The Basics:
- The Alternative Minimum Tax (AMT) was designed to catch people who avoid paying taxes due to certain tax breaks, credits, and/or deductions.
- AMT exemption amounts for 2015 are $83,400 for Married Filing Jointly and Qualifying Widow(er), $53,600 for Single or Head of Household, and $41,700 for Married Filing Separately.
- The only itemized deductions allowed under the AMT are mortgage interest used to buy, build or improve your home, charitable contributions, casualty losses, medical expenses in excess of 10% of adjusted gross income (AGI), and miscellaneous itemized deductions not subject to the 2% of AGI floor.
The number of taxpayers affected by the Alternative Minimum Tax (AMT) has increased from $20,000 taxpayers in 1970 to approximately 3.5 million in 2013. Congress continues to apply temporary fixes by increasing AMT exemptions to take into account the AMT exemption is not adjusted for inflation.
What is the AMT?
In 1969, Congress created the AMT to ensure wealthy Americans did not avoid paying federal income tax by taking undue advantage of certain “preferential” tax benefits.

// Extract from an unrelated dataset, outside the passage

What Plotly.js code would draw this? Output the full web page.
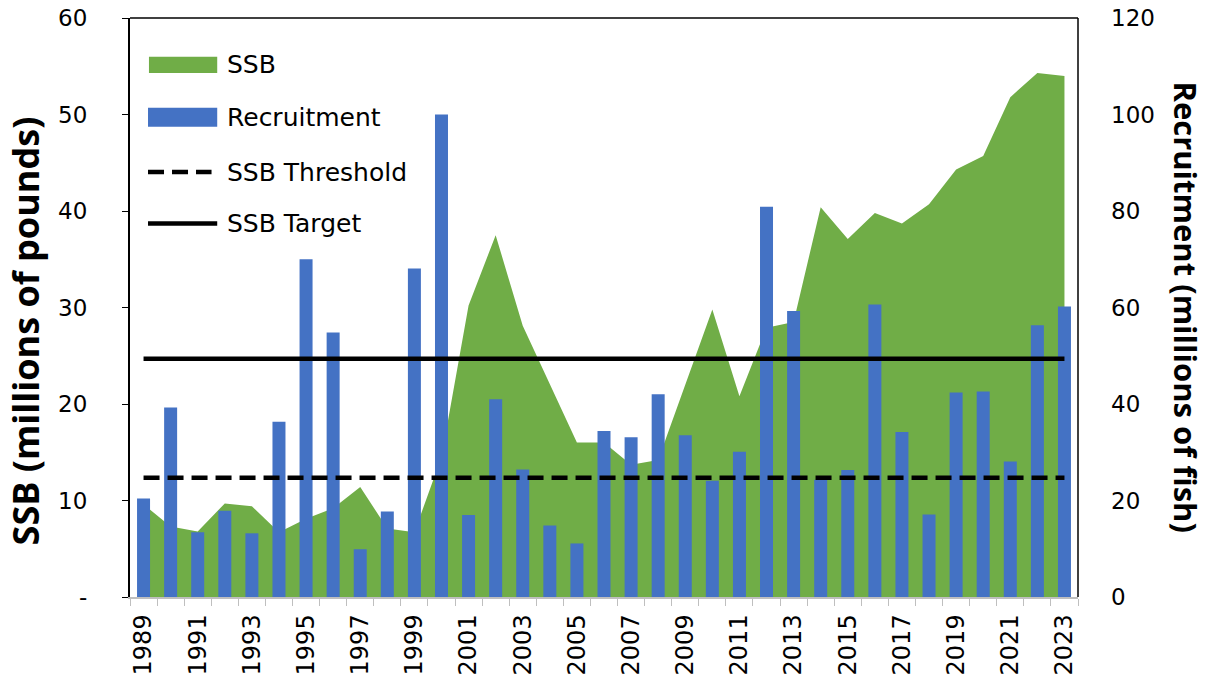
<!DOCTYPE html>
<html>
<head>
<meta charset="utf-8">
<script src="https://cdn.plot.ly/plotly-3.0.1.min.js"></script>
<style>
  html, body { margin: 0; padding: 0; background: #fff; }
  #chart { width: 1210px; height: 686px; }
</style>
</head>
<body>
<div id="chart"></div>
<script>
// Years on the category axis
var years = ['1989','1990','1991','1992','1993','1994','1995','1996','1997','1998',
             '1999','2000','2001','2002','2003','2004','2005','2006','2007','2008',
             '2009','2010','2011','2012','2013','2014','2015','2016','2017','2018',
             '2019','2020','2021','2022','2023'];

// SSB, millions of pounds (left axis)
var ssb = [9.6, 7.3, 6.8, 9.7, 9.4, 6.7, 8.1, 9.2, 11.4, 7.1,
           6.7, 14.5, 30.2, 37.5, 28.1, 22.0, 16.0, 16.0, 13.7, 14.2,
           22.0, 29.8, 20.8, 27.9, 28.5, 40.4, 37.1, 39.8, 38.7, 40.7,
           44.3, 45.7, 51.8, 54.3, 54.0];

// Recruitment, millions of fish (right axis)
var recruitment = [20.4, 39.3, 13.4, 17.9, 13.2, 36.3, 70.0, 54.8, 9.9, 17.7,
                   68.1, 100.0, 17.0, 41.0, 26.4, 14.8, 11.1, 34.4, 33.1, 42.0,
                   33.5, 24.1, 30.1, 80.9, 59.3, 24.3, 26.3, 60.6, 34.2, 17.1,
                   42.4, 42.6, 28.1, 56.3, 60.2];

var ssbThreshold = 12.35;
var ssbTarget = 24.7;

// only odd years get a label
var yearLabels = years.map(function (y) { return (+y % 2 === 1) ? y : ''; });

var GREEN = '#70AD47', BLUE = '#4472C4';
var legendNames = ['SSB', 'Recruitment', 'SSB Threshold', 'SSB Target'];

var ssbArea = {
    x: years, y: ssb,
    type: 'scatter', mode: 'lines',
    fill: 'tozeroy', fillcolor: GREEN,
    line: {width: 0, color: GREEN},
    name: 'SSB', hoverinfo: 'x+y',
    xaxis: 'x', yaxis: 'y'
};

var recBars = {
    x: years, y: recruitment,
    type: 'bar',
    marker: {color: BLUE},
    name: 'Recruitment',
    xaxis: 'x', yaxis: 'y2'
};

var threshLine = {
    x: [years[0], years[years.length - 1]], y: [ssbThreshold, ssbThreshold],
    type: 'scatter', mode: 'lines',
    line: {color: '#000', width: 4.5, dash: '16px,8px'},
    name: 'SSB Threshold',
    xaxis: 'x', yaxis: 'y3'
};

var targetLine = {
    x: [years[0], years[years.length - 1]], y: [ssbTarget, ssbTarget],
    type: 'scatter', mode: 'lines',
    line: {color: '#000', width: 4.5},
    name: 'SSB Target',
    xaxis: 'x', yaxis: 'y3'
};

// hand-built legend (wide swatches like the original)
var legendShapes = [
    {type: 'rect', xref: 'paper', yref: 'paper', x0: 0.020, x1: 0.092, y0: 0.905, y1: 0.933,
     fillcolor: GREEN, line: {width: 0}},
    {type: 'rect', xref: 'paper', yref: 'paper', x0: 0.019, x1: 0.092, y0: 0.812, y1: 0.845,
     fillcolor: BLUE, line: {width: 0}},
    {type: 'line', xref: 'paper', yref: 'paper', x0: 0.019, x1: 0.086, y0: 0.734, y1: 0.734,
     line: {color: '#000', width: 4.5, dash: '16px,8px'}},
    {type: 'line', xref: 'paper', yref: 'paper', x0: 0.019, x1: 0.092, y0: 0.645, y1: 0.645,
     line: {color: '#000', width: 4.5}}
];
var legendY = [0.919, 0.828, 0.734, 0.645];
var legendText = legendNames.map(function (n, i) {
    return {text: n, xref: 'paper', yref: 'paper', x: 0.100, y: legendY[i],
            xanchor: 'left', yanchor: 'middle', showarrow: false,
            font: {family: 'DejaVu Sans', size: 25, color: '#000'}};
});

var layout = {
    width: 1210, height: 686,
    margin: {l: 130, r: 132, t: 18, b: 89},
    paper_bgcolor: '#fff', plot_bgcolor: '#fff',
    bargap: 0.52,
    showlegend: false,
    xaxis: {
        type: 'category',
        tickmode: 'array', tickvals: years, ticktext: yearLabels,
        tickangle: -90,
        tickfont: {family: 'DejaVu Sans', size: 24, color: '#000'},
        tickson: 'boundaries',
        ticks: 'outside', ticklen: 7, tickcolor: '#bfbfbf',
        showline: true, linecolor: '#bfbfbf', linewidth: 1.5,
        showgrid: false, zeroline: false,
        ticklabelstandoff: 6
    },
    yaxis: {
        range: [0, 60],
        tickmode: 'array',
        tickvals: [0, 10, 20, 30, 40, 50, 60],
        ticktext: ['-', '10', '20', '30', '40', '50', '60'],
        tickfont: {family: 'DejaVu Sans', size: 23, color: '#000'},
        ticks: 'outside', ticklen: 6, tickcolor: '#000',
        showline: true, linecolor: '#000', linewidth: 2,
        showgrid: false, zeroline: false,
        ticklabelstandoff: 30
    },
    yaxis2: {
        range: [0, 120], overlaying: 'y', side: 'right',
        tickvals: [0, 20, 40, 60, 80, 100, 120],
        tickfont: {family: 'DejaVu Sans', size: 23, color: '#000'},
        ticks: '', showline: false,
        showgrid: false, zeroline: false,
        ticklabelstandoff: 32
    },
    yaxis3: {
        range: [0, 60], overlaying: 'y', visible: false
    },
    shapes: [
        {type: 'line', xref: 'paper', yref: 'paper', x0: 0, x1: 1, y0: 1, y1: 1,
         line: {color: '#000', width: 1.5}},
        {type: 'line', xref: 'paper', yref: 'paper', x0: 1, x1: 1, y0: 0, y1: 1,
         line: {color: '#000', width: 1.5}}
    ].concat(legendShapes),
    annotations: [
        {text: 'SSB (millions of pounds)', xref: 'paper', yref: 'paper',
         x: -0.110, y: 0.46, xanchor: 'center', yanchor: 'middle',
         textangle: -90, showarrow: false,
         font: {family: 'Open Sans', size: 36, color: '#000', weight: 'bold'}},
        {text: 'Recruitment (millions of fish)', xref: 'paper', yref: 'paper',
         x: 1.114, y: 0.50, xanchor: 'center', yanchor: 'middle',
         textangle: 90, showarrow: false,
         font: {family: 'Open Sans', size: 31, color: '#000', weight: 'bold'}}
    ].concat(legendText)
};

Plotly.newPlot('chart', [ssbArea, recBars, threshLine, targetLine], layout, {displayModeBar: false});
</script>
</body>
</html>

Unfortunately, the AMT has not been adjusted for inflation over the years, so the AMT starts to affect middle-income tax filers unless Congress increases the AMT exemption. Congress has increased or extended the AMT exemption several times since it was enacted.
Who will be affected?
You’re subject to the AMT if the AMT exceeds your regular tax figured from tax tables and rate schedules. In other words, you pay whichever amount is more, your regular tax or the AMT.
Several factors influence if you’re affected by the AMT, including these common scenarios:
- You itemized deductions and claimed large deductions for taxes and/or miscellaneous deductions subject to the 2% adjusted gross income limit.
- You took out a home mortgage or equity line of credit and used the money to do something other than buy, build or improve your home.
- You exercised incentive stock options and did not dispose of the stock in 2015.
- You claimed a large number of personal and dependent exemptions on your return.
AMT exemptions (the amount you can deduct from your AMT income) for the 2015 year were:
- Married Filing Jointly and Qualifying Widow(er): $83,400
- Single and Head of Household: $53,600
- Married Filing Separately: $41,700
Phase-out rules for the AMT exemption did not change. The phase-out range is based upon alternative minimum taxable income (AMTI). The AMTI phase-out begins at the follow income levels for 2015:
- Married Filing Jointly and Qualifying Widow(er): $158,900
- Single and Head of Household: $119,200
- Married Filing Separately: $79,450
Deductions and the AMT
A report from Congress1 shows the AMT has a disproportionate impact on residents living in certain states. It also revealed that taxpayers itemizing deductions for state and local taxes and/or miscellaneous deductions, as well as those who have larger families, are at greater risk than those who don’t. And married taxpayers across a wide income range will be affected, whether they itemize or not.
Keep in mind that personal exemptions, itemized deductions for state and local taxes (other than the deduction for sales and excise taxes on qualified motor vehicle purchases after Feb. 16, 2009), and miscellaneous itemized deductions, all of which serve to reduce regular taxable income, are not deductible under the AMT. The only itemized deductions allowed under the AMT are mortgage interest used to buy, build or improve your home, charitable contributions, casualty losses, medical expenses in excess of 10% of AGI, and miscellaneous itemized deductions not subject to the 2% of AGI floor. As a result, taxpayers in certain income ranges, those who itemize and those with larger families may be hit hardest by the AMT.
New Jersey, New York, Connecticut, the District of Columbia and California have a higher percentage of taxpayers subject to the AMT. These states have many taxpayers with large incomes who pay their state’s high state and local taxes. Although these taxes are deductible for regular income tax purposes, they aren’t for AMT purposes, increasing the likelihood of paying AMT.
However, taxpayers in states with relatively low tax rates or those that don’t have a state income tax are less likely to pay AMT. States with the smallest percentage of taxpayers subject to the AMT are Tennessee, South Dakota, Alaska, Alabama, and Mississippi.